第352話 生存者

スイデル伯爵は討ち取り、生き残った敵軍は散り散りに逃げた。大将のいなくなった軍は脅威ではない。逃げた敵を追いかけるより、俺たちは監視部隊の救助を優先させた。


スイデル伯爵軍に執拗に攻撃されたことで、大破した魔導機のライダーの生き残りは一人しかいなかった。さらにその生き残った者も、かなりの重傷を負っている。ミライに空いている医療ポッドは二つしかない。どれだけの命を助けられるか不安になった。


「渚、清音。ソウブの搭乗員はどんな感じだ?」

「残念だけど、ほとんど助けられる状況ではないです」


医療ポッドの心配よりも、どれだけの生存者がいるかの心配をした方がいいようだ。


リンネカルロと二人で重傷のライダーを医療ポッドに入れると、俺たちもソウブの生存者の捜索に加わった。魔導機で慎重に瓦礫を撤去しながら生き残りを探す。

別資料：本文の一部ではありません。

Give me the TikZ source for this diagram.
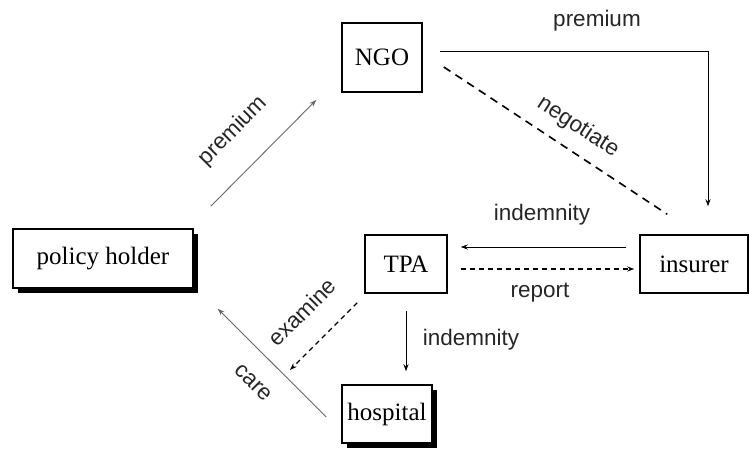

大きな金属をどかした時、下から見覚えのある姿の人物が現れた。

「エミッツ!! 大丈夫か!」

ボロボロのエミッツから返事はない。俺はアルレオ弐から降りて駆け寄る。それを見ていた清音も駆けつけてくる。


エミッツに反応はなかったけど、微かに息をしているのが確認できた。まだ生きている。

「清音! エミッツはまだ生きている!」

「急いでミライまで運びましょう」


二人でアルレオ弐に乗せるとミライまで急いだ。間に合ってくれよ……そう祈りながらアルレオ弐を飛ばした。

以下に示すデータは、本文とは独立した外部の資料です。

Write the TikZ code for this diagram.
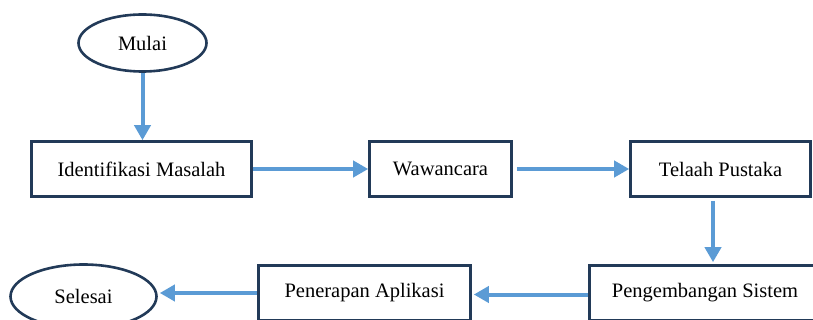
\documentclass[tikz,border=0pt]{standalone}
\usepackage{fontspec}
\setmainfont{Liberation Serif}
\usetikzlibrary{arrows.meta,shapes.geometric}
\definecolor{boxline}{RGB}{34,58,88}
\definecolor{flow}{RGB}{91,155,213}
\tikzset{
  stepbox/.style={draw=boxline,line width=2.6pt,rectangle,inner sep=0pt,
    minimum height=55pt,font=\fontsize{20.5}{24}\selectfont},
  terminal/.style={draw=boxline,line width=2.6pt,ellipse,inner sep=0pt,
    font=\fontsize{20.5}{24}\selectfont},
  flowarrow/.style={draw=flow,line width=4pt,
    -{Triangle[length=15pt,width=16pt]}}
}
\begin{document}
\begin{tikzpicture}[x=1pt,y=-1pt]
\useasboundingbox (0,0) rectangle (813,320);
% start / end terminals
\node[terminal,minimum width=128pt,minimum height=57pt] (mulai) at (142.5,43) {Mulai};
\node[terminal,minimum width=146pt,minimum height=64pt] (selesai) at (83.5,296.5) {Selesai};
% process steps, top row
\node[stepbox,minimum width=220pt] (ident) at (141.5,169) {Identifikasi Masalah};
\node[stepbox,minimum width=142pt] (waw) at (440.5,169) {Wawancara};
\node[stepbox,minimum width=180pt] (telaah) at (720.5,169) {Telaah Pustaka};
% process steps, bottom row
\node[stepbox,minimum width=231pt] (pengembangan) at (705,293) {Pengembangan Sistem};
\node[stepbox,minimum width=212pt] (penerapan) at (364.5,293) {Penerapan Aplikasi};
% flow
\coordinate (downA) at ([xshift=-7.5pt]telaah.south);
\draw[flowarrow] (mulai.south) -- (mulai.south |- ident.north);
\draw[flowarrow] (ident.east) -- (waw.west);
\draw[flowarrow,shorten <=4pt] (waw.east) -- (telaah.west);
\draw[flowarrow,shorten <=3pt,shorten >=2pt] (downA) -- (downA |- pengembangan.north);
\draw[flowarrow,shorten >=2pt] ([yshift=-1.5pt]pengembangan.west) -- ([yshift=-1.5pt]penerapan.east);
\draw[flowarrow,shorten >=2pt] (penerapan.west) -- (penerapan.west -| selesai.east);
\end{tikzpicture}
\end{document}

ミライに到着すると、フェリの外部ユニットが起動して迎えてくれる。ジャンも加わり、三人でエミッツを医療ポッドへと入れた。

「大丈夫そうか、フェリ?」

医療ポッドの計器を見ながら、何やら調整しているフェリにそう聞いた。


「はい。間に合ったようです。もう大丈夫でしょう」

それを聞いて心底安心する。



それから、さらに監視部隊の生存者を探したが見つけることはできなかった。俺は、もう少し早く決断できていればと後悔した。


「二人しか助けられなかった……」

俺の言葉に対して、ジャンがこう声をかけてくる。


「二人も助けられたとも考えられる。それに、お前は最初からエミッツたちを助けようとしただろう? 今回の件で責められるとすれば、それを止めていた俺だけだ」


ジャンは間違ったことはしていない。だけど、それでも全ての責任を負うような発言をしたのは俺を気遣ったのだと思う。なんともやるせない気持ちになり、黙ってしまった。使命を全うしようとしたエミッツ。大人の事情や立場を考慮して判断していたジャン。俺の考えが子供っぽいエゴだってのは分かっているが、やはり自分の考えを曲げることは出来ない。

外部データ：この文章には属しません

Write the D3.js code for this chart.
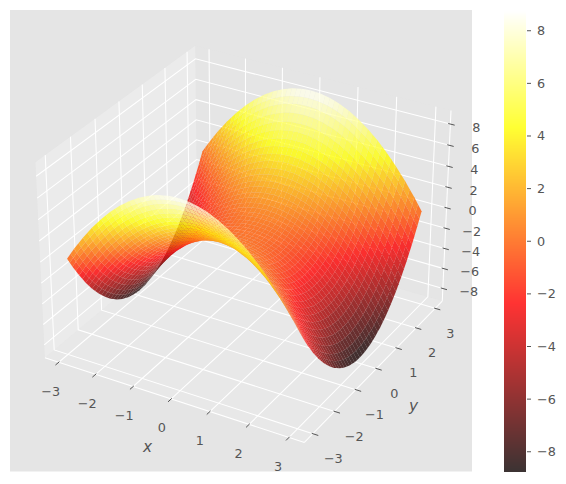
<!DOCTYPE html>
<html><head><meta charset="utf-8">
<script src="https://cdn.jsdelivr.net/npm/d3@7/dist/d3.min.js"></script>
<style>html,body{margin:0;padding:0;background:#fff}svg{display:block}text{font-family:"DejaVu Sans";fill:#555555}</style>
</head><body><div id="c"></div>
<script>
const xValues=[-2.95,-2.75,-2.5,-2.25,-2,-1.75,-1.5,-1.25,-1,-0.75,-0.5,-0.25,0,0.25,0.5,0.75,1,1.25,1.5,1.75,2,2.25,2.5,2.75,2.95];
const yValues=xValues.slice();
const zValues=[
[0,1.14,2.45,3.64,4.7,5.64,6.45,7.14,7.7,8.14,8.45,8.64,8.7,8.64,8.45,8.14,7.7,7.14,6.45,5.64,4.7,3.64,2.45,1.14,0],
[-1.14,0,1.31,2.5,3.56,4.5,5.31,6,6.56,7,7.31,7.5,7.56,7.5,7.31,7,6.56,6,5.31,4.5,3.56,2.5,1.31,0,-1.14],
[-2.45,-1.31,0,1.19,2.25,3.19,4,4.69,5.25,5.69,6,6.19,6.25,6.19,6,5.69,5.25,4.69,4,3.19,2.25,1.19,0,-1.31,-2.45],
[-3.64,-2.5,-1.19,0,1.06,2,2.81,3.5,4.06,4.5,4.81,5,5.06,5,4.81,4.5,4.06,3.5,2.81,2,1.06,0,-1.19,-2.5,-3.64],
[-4.7,-3.56,-2.25,-1.06,0,0.94,1.75,2.44,3,3.44,3.75,3.94,4,3.94,3.75,3.44,3,2.44,1.75,0.94,0,-1.06,-2.25,-3.56,-4.7],
[-5.64,-4.5,-3.19,-2,-0.94,0,0.81,1.5,2.06,2.5,2.81,3,3.06,3,2.81,2.5,2.06,1.5,0.81,0,-0.94,-2,-3.19,-4.5,-5.64],
[-6.45,-5.31,-4,-2.81,-1.75,-0.81,0,0.69,1.25,1.69,2,2.19,2.25,2.19,2,1.69,1.25,0.69,0,-0.81,-1.75,-2.81,-4,-5.31,-6.45],
[-7.14,-6,-4.69,-3.5,-2.44,-1.5,-0.69,0,0.56,1,1.31,1.5,1.56,1.5,1.31,1,0.56,0,-0.69,-1.5,-2.44,-3.5,-4.69,-6,-7.14],
[-7.7,-6.56,-5.25,-4.06,-3,-2.06,-1.25,-0.56,0,0.44,0.75,0.94,1,0.94,0.75,0.44,0,-0.56,-1.25,-2.06,-3,-4.06,-5.25,-6.56,-7.7],
[-8.14,-7,-5.69,-4.5,-3.44,-2.5,-1.69,-1,-0.44,0,0.31,0.5,0.56,0.5,0.31,0,-0.44,-1,-1.69,-2.5,-3.44,-4.5,-5.69,-7,-8.14],
[-8.45,-7.31,-6,-4.81,-3.75,-2.81,-2,-1.31,-0.75,-0.31,0,0.19,0.25,0.19,0,-0.31,-0.75,-1.31,-2,-2.81,-3.75,-4.81,-6,-7.31,-8.45],
[-8.64,-7.5,-6.19,-5,-3.94,-3,-2.19,-1.5,-0.94,-0.5,-0.19,0,0.06,0,-0.19,-0.5,-0.94,-1.5,-2.19,-3,-3.94,-5,-6.19,-7.5,-8.64],
[-8.7,-7.56,-6.25,-5.06,-4,-3.06,-2.25,-1.56,-1,-0.56,-0.25,-0.06,0,-0.06,-0.25,-0.56,-1,-1.56,-2.25,-3.06,-4,-5.06,-6.25,-7.56,-8.7],
[-8.64,-7.5,-6.19,-5,-3.94,-3,-2.19,-1.5,-0.94,-0.5,-0.19,0,0.06,0,-0.19,-0.5,-0.94,-1.5,-2.19,-3,-3.94,-5,-6.19,-7.5,-8.64],
[-8.45,-7.31,-6,-4.81,-3.75,-2.81,-2,-1.31,-0.75,-0.31,0,0.19,0.25,0.19,0,-0.31,-0.75,-1.31,-2,-2.81,-3.75,-4.81,-6,-7.31,-8.45],
[-8.14,-7,-5.69,-4.5,-3.44,-2.5,-1.69,-1,-0.44,0,0.31,0.5,0.56,0.5,0.31,0,-0.44,-1,-1.69,-2.5,-3.44,-4.5,-5.69,-7,-8.14],
[-7.7,-6.56,-5.25,-4.06,-3,-2.06,-1.25,-0.56,0,0.44,0.75,0.94,1,0.94,0.75,0.44,0,-0.56,-1.25,-2.06,-3,-4.06,-5.25,-6.56,-7.7],
[-7.14,-6,-4.69,-3.5,-2.44,-1.5,-0.69,0,0.56,1,1.31,1.5,1.56,1.5,1.31,1,0.56,0,-0.69,-1.5,-2.44,-3.5,-4.69,-6,-7.14],
[-6.45,-5.31,-4,-2.81,-1.75,-0.81,0,0.69,1.25,1.69,2,2.19,2.25,2.19,2,1.69,1.25,0.69,0,-0.81,-1.75,-2.81,-4,-5.31,-6.45],
[-5.64,-4.5,-3.19,-2,-0.94,0,0.81,1.5,2.06,2.5,2.81,3,3.06,3,2.81,2.5,2.06,1.5,0.81,0,-0.94,-2,-3.19,-4.5,-5.64],
[-4.7,-3.56,-2.25,-1.06,0,0.94,1.75,2.44,3,3.44,3.75,3.94,4,3.94,3.75,3.44,3,2.44,1.75,0.94,0,-1.06,-2.25,-3.56,-4.7],
[-3.64,-2.5,-1.19,0,1.06,2,2.81,3.5,4.06,4.5,4.81,5,5.06,5,4.81,4.5,4.06,3.5,2.81,2,1.06,0,-1.19,-2.5,-3.64],
[-2.45,-1.31,0,1.19,2.25,3.19,4,4.69,5.25,5.69,6,6.19,6.25,6.19,6,5.69,5.25,4.69,4,3.19,2.25,1.19,0,-1.31,-2.45],
[-1.14,0,1.31,2.5,3.56,4.5,5.31,6,6.56,7,7.31,7.5,7.56,7.5,7.31,7,6.56,6,5.31,4.5,3.56,2.5,1.31,0,-1.14],
[0,1.14,2.45,3.64,4.7,5.64,6.45,7.14,7.7,8.14,8.45,8.64,8.7,8.64,8.45,8.14,7.7,7.14,6.45,5.64,4.7,3.64,2.45,1.14,0]
];
const xTicks=[-3,-2,-1,0,1,2,3];
const yTicks=[-3,-2,-1,0,1,2,3];
const zTicks=[-8,-6,-4,-2,0,2,4,6,8];
const barTicks=[-8,-6,-4,-2,0,2,4,6,8];
const hotStops=[0,0.365079,0.746032,1];
const hotColors=["#0b0000","#ff0000","#ffff00","#ffffff"];

const W=566,H=484;
const fmt=v=>String(v).replace("-","\u2212");
const svg=d3.select("#c").append("svg").attr("width",W).attr("height",H);
svg.append("rect").attr("width",W).attr("height",H).attr("fill","#fff");
const ax={l:10,t:10,r:472,b:471.5};
svg.append("rect").attr("x",ax.l).attr("y",ax.t).attr("width",ax.r-ax.l).attr("height",ax.b-ax.t).attr("fill","#E5E5E5");

const zMin=-8.75,zMax=8.75;
const xlim=[-3.245,3.245],ylim=[-3.245,3.245],zlim=[-8.9,8.9];
const norm=Math.hypot(4,4,3),k=1.8294640721620434/norm;
const asp=[4*k,4*k,3*k],dist=10,el=30*Math.PI/180,az=-60*Math.PI/180;
const R=asp.map(a=>a/2);
const pdir=[Math.cos(el)*Math.cos(az),Math.cos(el)*Math.sin(az),Math.sin(el)];
const E=R.map((r,i)=>r+dist*pdir[i]);
const nrm=a=>{const n=Math.hypot(...a);return a.map(v=>v/n)};
const cross=(a,b)=>[a[1]*b[2]-a[2]*b[1],a[2]*b[0]-a[0]*b[2],a[0]*b[1]-a[1]*b[0]];
const dot=(a,b)=>a[0]*b[0]+a[1]*b[1]+a[2]*b[2];
const w=nrm(pdir),u=nrm(cross([0,0,1],w)),v=cross(w,u);
const wx=d3.scaleLinear().domain(xlim).range([0,asp[0]]);
const wy=d3.scaleLinear().domain(ylim).range([0,asp[1]]);
const wz=d3.scaleLinear().domain(zlim).range([0,asp[2]]);
const sx=d3.scaleLinear().domain([-0.095,0.09]).range([ax.l,ax.r]);
const sy=d3.scaleLinear().domain([-0.095,0.09]).range([ax.b,ax.t]);
function proj(x,y,z){
  const P=[wx(x),wy(y),wz(z)],d=[P[0]-E[0],P[1]-E[1],P[2]-E[2]];
  const zv=dot(w,d);
  return {px:sx(dot(u,d)/-zv),py:sy(dot(v,d)/-zv),depth:-zv};
}
const pt=(x,y,z)=>{const p=proj(x,y,z);return [p.px,p.py]};
const line=d3.line();

const dx=(xlim[1]-xlim[0])/12,dy=(ylim[1]-ylim[0])/12,dz=(zlim[1]-zlim[0])/12;
const X0=xlim[0]-dx/4,X1=xlim[1]+dx/4,Y0=ylim[0]-dy/4,Y1=ylim[1]+dy/4,Z0=zlim[0]-dz/4,Z1=zlim[1]+dz/4;

// panes
const panes=[
 {c:"rgba(242,242,242,0.5)",p:[[X0,Y0,Z0],[X0,Y1,Z0],[X0,Y1,Z1],[X0,Y0,Z1]]},
 {c:"rgba(230,230,230,0.5)",p:[[X0,Y1,Z0],[X1,Y1,Z0],[X1,Y1,Z1],[X0,Y1,Z1]]},
 {c:"rgba(236,236,236,0.5)",p:[[X0,Y0,Z0],[X1,Y0,Z0],[X1,Y1,Z0],[X0,Y1,Z0]]}
];
svg.append("g").selectAll("polygon").data(panes).join("polygon")
  .attr("points",d=>d.p.map(q=>pt(...q).join(",")).join(" ")).attr("fill",d=>d.c);

// grid
const gridLines=[];
xTicks.forEach(t=>gridLines.push([[t,Y0,Z0],[t,Y1,Z0],[t,Y1,Z1]]));
yTicks.forEach(t=>gridLines.push([[X1,t,Z0],[X0,t,Z0],[X0,t,Z1]]));
zTicks.forEach(t=>gridLines.push([[X0,Y0,t],[X0,Y1,t],[X1,Y1,t]]));
gridLines.push([[X0,Y0,Z0],[X1,Y0,Z0]],[[X1,Y0,Z0],[X1,Y1,Z0]],[[X1,Y1,Z0],[X1,Y1,Z1]]);
svg.append("g").selectAll("path").data(gridLines).join("path")
  .attr("d",d=>line(d.map(q=>pt(...q)))).attr("fill","none").attr("stroke","#fff").attr("stroke-width",1.05);

// ticks
const tickOut=0.25,tickIn=0.05;
const ticks=[];
const labels=[];
xTicks.forEach(t=>{ticks.push([[t,Y0-dy*tickOut,Z0],[t,Y0+dy*tickIn,Z0]]);
  const p=pt(t,Y0,Z0);labels.push({s:fmt(t),x:p[0]-8-(t+3)*0.5,y:p[1]+29});});
yTicks.forEach(t=>{ticks.push([[X1+dx*tickOut,t,Z0],[X1-dx*tickIn,t,Z0]]);
  const p=pt(X1,t,Z0);labels.push({s:fmt(t),x:p[0]+20.5-(t+3)*0.9,y:p[1]+25});});
zTicks.forEach(t=>{ticks.push([[X1+dx*0.2,Y1,t],[X1-dx*0.1,Y1,t]]);
  const p=pt(X1,Y1,t);labels.push({s:fmt(t),x:p[0]+26,y:p[1]+3});});
svg.append("g").selectAll("path").data(ticks).join("path")
  .attr("d",d=>line(d.map(q=>pt(...q)))).attr("stroke","#555555").attr("stroke-width",1);
svg.append("g").selectAll("text").data(labels).join("text")
  .attr("x",d=>d.x).attr("y",d=>d.y).attr("text-anchor","middle").attr("dominant-baseline","central")
  .attr("font-size",12.8).text(d=>d.s);
svg.append("text").attr("x",147.5).attr("y",447).attr("text-anchor","middle").attr("dominant-baseline","central")
  .attr("font-size",15.4).attr("font-style","italic").text("x");
svg.append("text").attr("x",413.5).attr("y",406).attr("text-anchor","middle").attr("dominant-baseline","central")
  .attr("font-size",15.4).attr("font-style","italic").text("y");

// colour map
const hot=d3.scaleLinear().domain(hotStops).range(hotColors).clamp(true);
const cnorm=d3.scaleLinear().domain([zMin,zMax]).range([0,1]);

// surface: each measured cell is shaded in two steps per side
const sub=2,cells=[];
for(let i=0;i<yValues.length-1;i++)for(let j=0;j<xValues.length-1;j++){
  const at=(a,b)=>{
    const y=yValues[i]+(yValues[i+1]-yValues[i])*a,x=xValues[j]+(xValues[j+1]-xValues[j])*b;
    const z=(1-a)*(1-b)*zValues[i][j]+(1-a)*b*zValues[i][j+1]+a*(1-b)*zValues[i+1][j]+a*b*zValues[i+1][j+1];
    return {x,y,z};
  };
  for(let a=0;a<sub;a++)for(let b=0;b<sub;b++){
    const c=[at(a/sub,b/sub),at(a/sub,(b+1)/sub),at((a+1)/sub,(b+1)/sub),at((a+1)/sub,b/sub)];
    const pr=c.map(q=>proj(q.x,q.y,q.z));
    cells.push({pts:pr.map(p=>p.px.toFixed(2)+","+p.py.toFixed(2)).join(" "),
      depth:d3.mean(pr,p=>p.depth),z:d3.mean(c,q=>q.z)});
  }
}
cells.sort((a,b)=>b.depth-a.depth);
svg.append("g").selectAll("polygon").data(cells).join("polygon")
  .attr("points",d=>d.pts).attr("fill",d=>hot(cnorm(d.z))).attr("fill-opacity",0.8);

// colour bar
const bar={l:504,r:526,t:11,b:471.5};
const by=d3.scaleLinear().domain([zMin,zMax]).range([bar.b,bar.t]);
const rows=d3.range(bar.t,Math.floor(bar.b)+1);
svg.append("g").attr("shape-rendering","crispEdges").selectAll("rect").data(rows).join("rect")
  .attr("x",bar.l).attr("width",bar.r-bar.l).attr("y",d=>d).attr("height",1)
  .attr("fill",d=>hot(cnorm(by.invert(d+0.5)))).attr("fill-opacity",0.8);
const bt=svg.append("g").selectAll("g").data(barTicks).join("g");
bt.append("line").attr("x1",bar.r+1).attr("x2",bar.r+5).attr("y1",d=>by(d)).attr("y2",d=>by(d)).attr("stroke","#555555").attr("stroke-width",1);
bt.append("text").attr("x",537).attr("y",d=>by(d)).attr("dominant-baseline","central").attr("font-size",12.8).text(d=>fmt(d));
</script></body></html>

「ジャン、すまない。次に同じようなことがあったら、俺は迷わず出撃すると思う」

それを聞いたジャンは微笑みながらこう答えた。

「お前はそれでいい。嫌なしがらみなんかを考えるのは俺の仕事だ」


出来のいい兄が、自由奔放な弟に言葉をかけるような暖かい気持ちを感じた。ジャンが一緒にいてくれて本当に良かったと思う。



ミライにある医療ポッドは最新式のもので、五日もあれば全快するそうだ。その間をどうするか話し合うことになった。


「全快するまで医療ポッドからは出せないからな。五日はリュベル王国に引き渡すこともできないぞ」

現状をジャンが説明する。五日という期間がネックになりそうだ。


「古代文明の研究施設までは後、どれくらいなんだ?」

俺がそう聞くと、すぐにフェリが答えてくれた。

「三日ほどで到着します」


「三日で到着するんだったら、用事を済ませた後に引き渡せば丁度いいんじゃない?」


渚の言うのも一理ある。三日で到着、二日で用件を済ませて、その後、リュベル王国の施設に回復したエミッツたちを送ればいいだろう。そのまま渚の意見は採用され、とりあえずは古代文明の研究施設へと向かうことになった。